Comme tout Etat indépendant et souverain, une question de première importance concerne la capacité défensive des forces armées du pays. On sait que depuis la diversification des relations extérieures opérée par le Président Touadéra, un grand travail a été réalisé en ce sens. Quelles sont les choses qui doivent encore être réalisées pour que les Forces armées centrafricaines (FACA) puissent atteindre le niveau si souhaité par la population centrafricaine et le leadership du pays? Y compris en termes de soutien des alliés internationaux de la RCA.
- La RCA a entamé un programme de reconstruction de ses forces de défense et de sécurité.
Avec l’appui de nos partenaires et pays amis, les éléments ont bénéficié de formations au pays ou à l’extérieur et continuent d’en bénéficier. En effet, la diversification de nos partenariats est d’une importance non négligeable dans cette phase de reconstruction.

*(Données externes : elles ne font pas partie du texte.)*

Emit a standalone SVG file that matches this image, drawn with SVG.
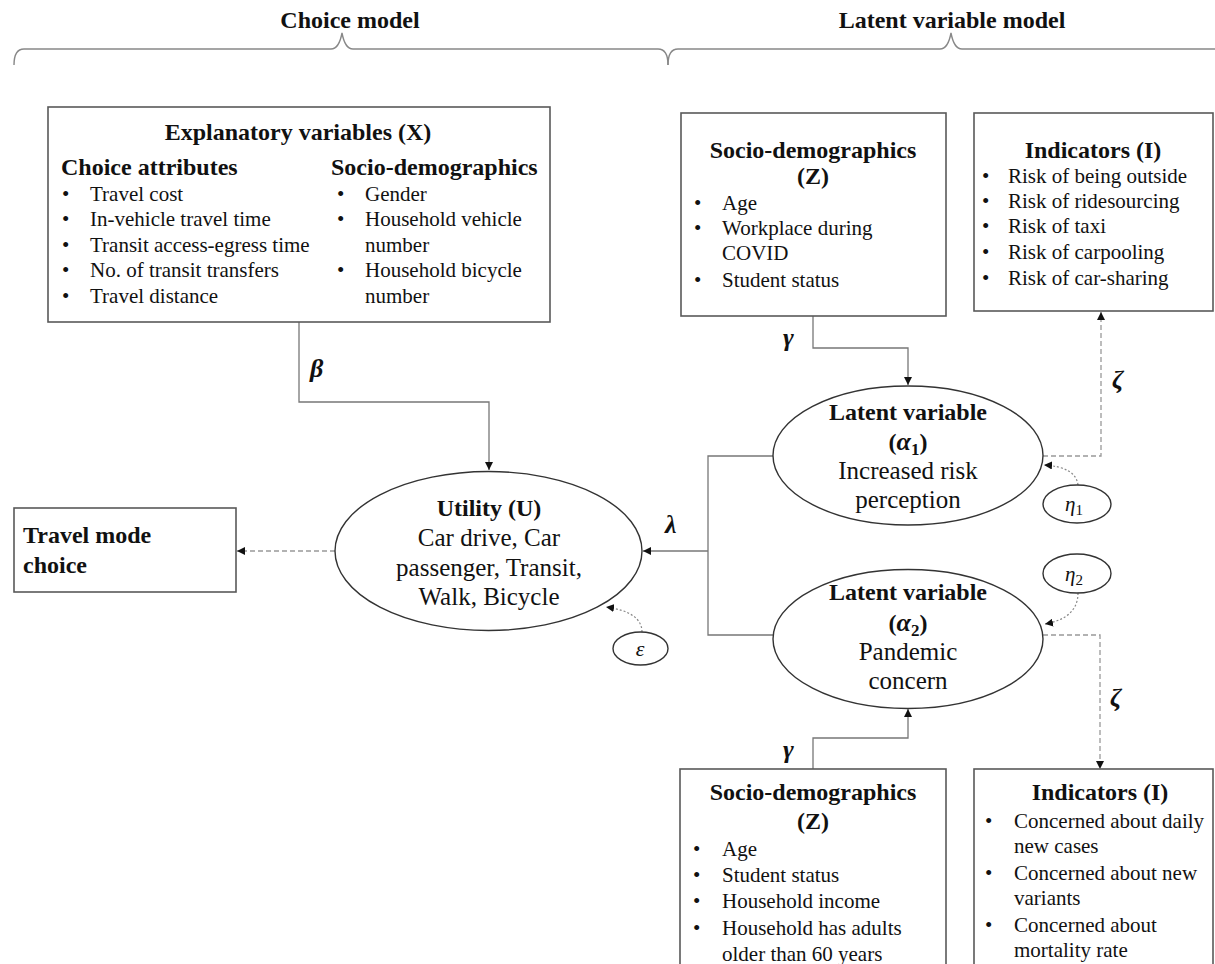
<svg xmlns="http://www.w3.org/2000/svg" width="1215" height="964" viewBox="0 0 1215 964">
<style>
.box{fill:#fff;stroke:#595959;stroke-width:1.6}
.ell{fill:#fff;stroke:#333;stroke-width:1.4}
.t{font-family:"Liberation Serif","Times New Roman",serif;fill:#111}
.h{font-size:24px;font-weight:bold}
.b{font-size:21px}
.e{font-size:25px}
.g{font-family:"Liberation Serif","Times New Roman",serif;font-size:26px;font-weight:bold;font-style:italic;fill:#111}
.solid{fill:none;stroke:#777;stroke-width:1.3}
.dash{fill:none;stroke:#999;stroke-width:1.3;stroke-dasharray:5 3}
.dot{fill:none;stroke:#888;stroke-width:1.2;stroke-dasharray:2 2}
.brace{fill:none;stroke:#888;stroke-width:1.4}
</style>
<defs>
<marker id="ar" viewBox="0 0 10 10" refX="10" refY="5" markerWidth="8" markerHeight="8" markerUnits="userSpaceOnUse" orient="auto"><path d="M0,0 L10,5 L0,10 z" fill="#111"/></marker>
</defs>
<rect width="1215" height="964" fill="#fff"/>

<g id="headers">
<path class="brace" d="M14,65 Q14,49 24,49 L331,49 Q339,49 342,33 Q345,49 353,49 L658,49 Q668,49 668,65"/>
<path class="brace" d="M668,65 Q668,49 678,49 L940,49 Q948,49 951,33 Q954,49 962,49 L1215,49"/>
<text class="t h" x="350" y="28" text-anchor="middle">Choice model</text>
<text class="t h" x="952" y="28" text-anchor="middle">Latent variable model</text>
</g>

<g id="connectors">
<path class="solid" d="M299,322 V402 H489 V470" marker-end="url(#ar)"/>
<path class="solid" d="M813,316 V348 H908 V385" marker-end="url(#ar)"/>
<path class="solid" d="M813,769 V738 H908 V709" marker-end="url(#ar)"/>
<path class="solid" d="M773,456 H708 V635 H773"/>
<path class="solid" d="M708,551 H643" marker-end="url(#ar)"/>
<path class="dash" d="M335,551 H237" marker-end="url(#ar)"/>
<path class="dash" d="M1043,456 H1101 V312" marker-end="url(#ar)"/>
<path class="dash" d="M1043,635 H1100 V769" marker-end="url(#ar)"/>
<path class="dot" d="M642,632 Q642,612 606,607" marker-end="url(#ar)"/>
<path class="dot" d="M1078,485 Q1076,467 1044,465" marker-end="url(#ar)"/>
<path class="dot" d="M1078,593 Q1078,618 1045,624" marker-end="url(#ar)"/>
<text class="g" x="310" y="377">β</text>
<text class="g" x="783" y="346">γ</text>
<text class="g" x="783" y="758">γ</text>
<text class="g" x="665" y="533">λ</text>
<text class="g" x="1112" y="388">ζ</text>
<text class="g" x="1110" y="706">ζ</text>
</g>

<g id="explanatory">
<rect class="box" x="48" y="107" width="502" height="215"/>
<text class="t h" x="298" y="140" text-anchor="middle">Explanatory variables (X)</text>
<text class="t h" x="61" y="175">Choice attributes</text>
<text class="t h" x="331" y="175">Socio-demographics</text>
<g class="t b">
<text x="62" y="201">•</text><text x="90" y="201">Travel cost</text>
<text x="62" y="226">•</text><text x="90" y="226">In-vehicle travel time</text>
<text x="62" y="252">•</text><text x="90" y="252">Transit access-egress time</text>
<text x="62" y="277">•</text><text x="90" y="277">No. of transit transfers</text>
<text x="62" y="303">•</text><text x="90" y="303">Travel distance</text>
<text x="337" y="201">•</text><text x="365" y="201">Gender</text>
<text x="337" y="226">•</text><text x="365" y="226">Household vehicle</text>
<text x="365" y="252">number</text>
<text x="337" y="277">•</text><text x="365" y="277">Household bicycle</text>
<text x="365" y="303">number</text>
</g>
</g>

<g id="socio-top">
<rect class="box" x="681" y="113" width="265" height="203"/>
<text class="t h" x="813" y="158" text-anchor="middle">Socio-demographics</text>
<text class="t h" x="813" y="184" text-anchor="middle">(Z)</text>
<g class="t b">
<text x="694" y="210">•</text><text x="722" y="210">Age</text>
<text x="694" y="235">•</text><text x="722" y="235">Workplace during</text>
<text x="722" y="260">COVID</text>
<text x="694" y="287">•</text><text x="722" y="287">Student status</text>
</g>
</g>

<g id="indicators-top">
<rect class="box" x="974" y="113" width="239" height="198"/>
<text class="t h" x="1093" y="158" text-anchor="middle">Indicators (I)</text>
<g class="t b">
<text x="982" y="183">•</text><text x="1008" y="183">Risk of being outside</text>
<text x="982" y="208">•</text><text x="1008" y="208">Risk of ridesourcing</text>
<text x="982" y="233">•</text><text x="1008" y="233">Risk of taxi</text>
<text x="982" y="259">•</text><text x="1008" y="259">Risk of carpooling</text>
<text x="982" y="285">•</text><text x="1008" y="285">Risk of car-sharing</text>
</g>
</g>

<g id="travel-mode">
<rect class="box" x="14" y="508" width="222" height="84"/>
<text class="t h" x="23" y="543">Travel mode</text>
<text class="t h" x="23" y="573">choice</text>
</g>

<g id="utility">
<ellipse class="ell" cx="488.5" cy="551" rx="153.5" ry="79.5"/>
<text class="t h" x="489" y="516" text-anchor="middle">Utility (U)</text>
<g class="t e" text-anchor="middle">
<text x="489" y="546">Car drive, Car</text>
<text x="489" y="576">passenger, Transit,</text>
<text x="489" y="605">Walk, Bicycle</text>
</g>
</g>

<g id="epsilon">
<ellipse class="ell" cx="640.5" cy="648.5" rx="27.5" ry="16.5"/>
<text class="t" x="640" y="656" font-size="22" font-style="italic" text-anchor="middle">ε</text>
</g>

<g id="latent1">
<ellipse class="ell" cx="908" cy="455.5" rx="135" ry="69.5"/>
<text class="t h" x="908" y="420" text-anchor="middle">Latent variable</text>
<text class="t h" x="908" y="450" text-anchor="middle">(<tspan font-style="italic" font-size="26">α</tspan><tspan font-size="17" dy="5">1</tspan><tspan dy="-5">)</tspan></text>
<text class="t e" x="908" y="479" text-anchor="middle">Increased risk</text>
<text class="t e" x="908" y="508" text-anchor="middle">perception</text>
</g>

<g id="eta1">
<ellipse class="ell" cx="1077" cy="504" rx="34" ry="19"/>
<text class="t" x="1074" y="511" font-size="21" text-anchor="middle"><tspan font-style="italic">η</tspan><tspan font-size="15" dy="4">1</tspan></text>
</g>

<g id="eta2">
<ellipse class="ell" cx="1077" cy="573.5" rx="34" ry="19.5"/>
<text class="t" x="1074" y="581" font-size="21" text-anchor="middle"><tspan font-style="italic">η</tspan><tspan font-size="15" dy="4">2</tspan></text>
</g>

<g id="latent2">
<ellipse class="ell" cx="908" cy="639" rx="135" ry="69.5"/>
<text class="t h" x="908" y="600" text-anchor="middle">Latent variable</text>
<text class="t h" x="908" y="631" text-anchor="middle">(<tspan font-style="italic" font-size="26">α</tspan><tspan font-size="17" dy="5">2</tspan><tspan dy="-5">)</tspan></text>
<text class="t e" x="908" y="660" text-anchor="middle">Pandemic</text>
<text class="t e" x="908" y="689" text-anchor="middle">concern</text>
</g>

<g id="socio-bottom">
<rect class="box" x="680" y="769" width="266" height="205"/>
<text class="t h" x="813" y="800" text-anchor="middle">Socio-demographics</text>
<text class="t h" x="813" y="829" text-anchor="middle">(Z)</text>
<g class="t b">
<text x="693" y="856">•</text><text x="722" y="856">Age</text>
<text x="693" y="882">•</text><text x="722" y="882">Student status</text>
<text x="693" y="908">•</text><text x="722" y="908">Household income</text>
<text x="693" y="935">•</text><text x="722" y="935">Household has adults</text>
<text x="722" y="961">older than 60 years</text>
</g>
</g>

<g id="indicators-bottom">
<rect class="box" x="974" y="769" width="239" height="205"/>
<text class="t h" x="1100" y="800" text-anchor="middle">Indicators (I)</text>
<g class="t b">
<text x="985" y="828">•</text><text x="1014" y="828">Concerned about daily</text>
<text x="1014" y="853">new cases</text>
<text x="985" y="880">•</text><text x="1014" y="880">Concerned about new</text>
<text x="1014" y="905">variants</text>
<text x="985" y="932">•</text><text x="1014" y="932">Concerned about</text>
<text x="1014" y="957">mortality rate</text>
</g>
</g>
</svg>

Il reste à poursuivre les efforts nécessaires pour mettre sur pied une armée digne de ce nom avec tout l’encadrement, dispositif et équipement appropriés.
Un soutien au plaidoyer de la RCA pour la levée de l’embargo car il devient insoutenable devant l’opinion nationale et internationale de condamner les agissements de groupes armés tout en leur offrant, par un embargo sur un Etat légitime, les moyens de s’armer de manière complaisante.